All of Morphic is event-based except in the outer event loop,
where it still polls for the cursor position and builds an event
to be passed to to the rest of Morphic. So, it will be pretty
easy to convert Morphic to be completely event driven. Note that
Morphic supports the notion of continuously running animations
and other activities, and that applications using this feature
will naturally consume CPU time even with the user isn't doing
anything but watch. However, the goal would be for the system
to use practically zero CPU time while idling when there were
no animations running.

Nice explanation of the challenges of doing a Newton Squeak VM!
I did a version of the Squeak VM that ran as a Netscape Plugin.

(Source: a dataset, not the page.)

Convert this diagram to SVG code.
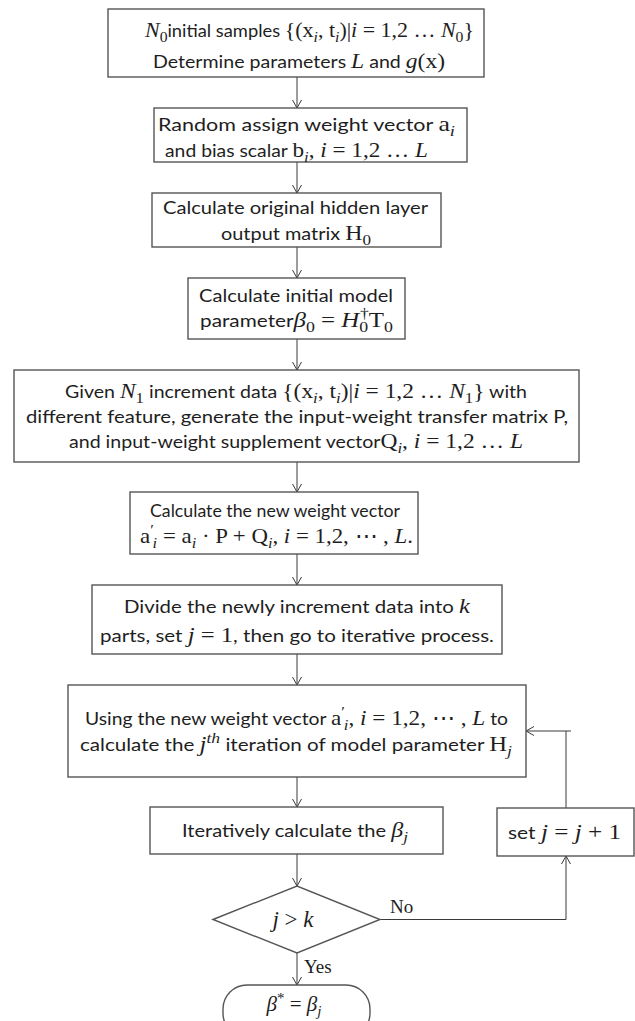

The problem is similar to the Newton problem: Netscape wanted
to be in control and to just pass events to Squeak from time
to time. However, there was a way to ask for "idle" events, and
I used these to keep Squeak going even when there were no
user input events. The basic idea was to run Squeak for some
number of bytecodes for each event, then return to Netscape.
I wonder if a similar scheme would work for getting your Newton
port going?

Too bad about Apple dumping the Newton. :-( But there are
enough Newtons and E-Mates out there that a Newton Squeak
would still be very interesting. And I believe the Newton would
run Squeak quite nicely, given enough memory.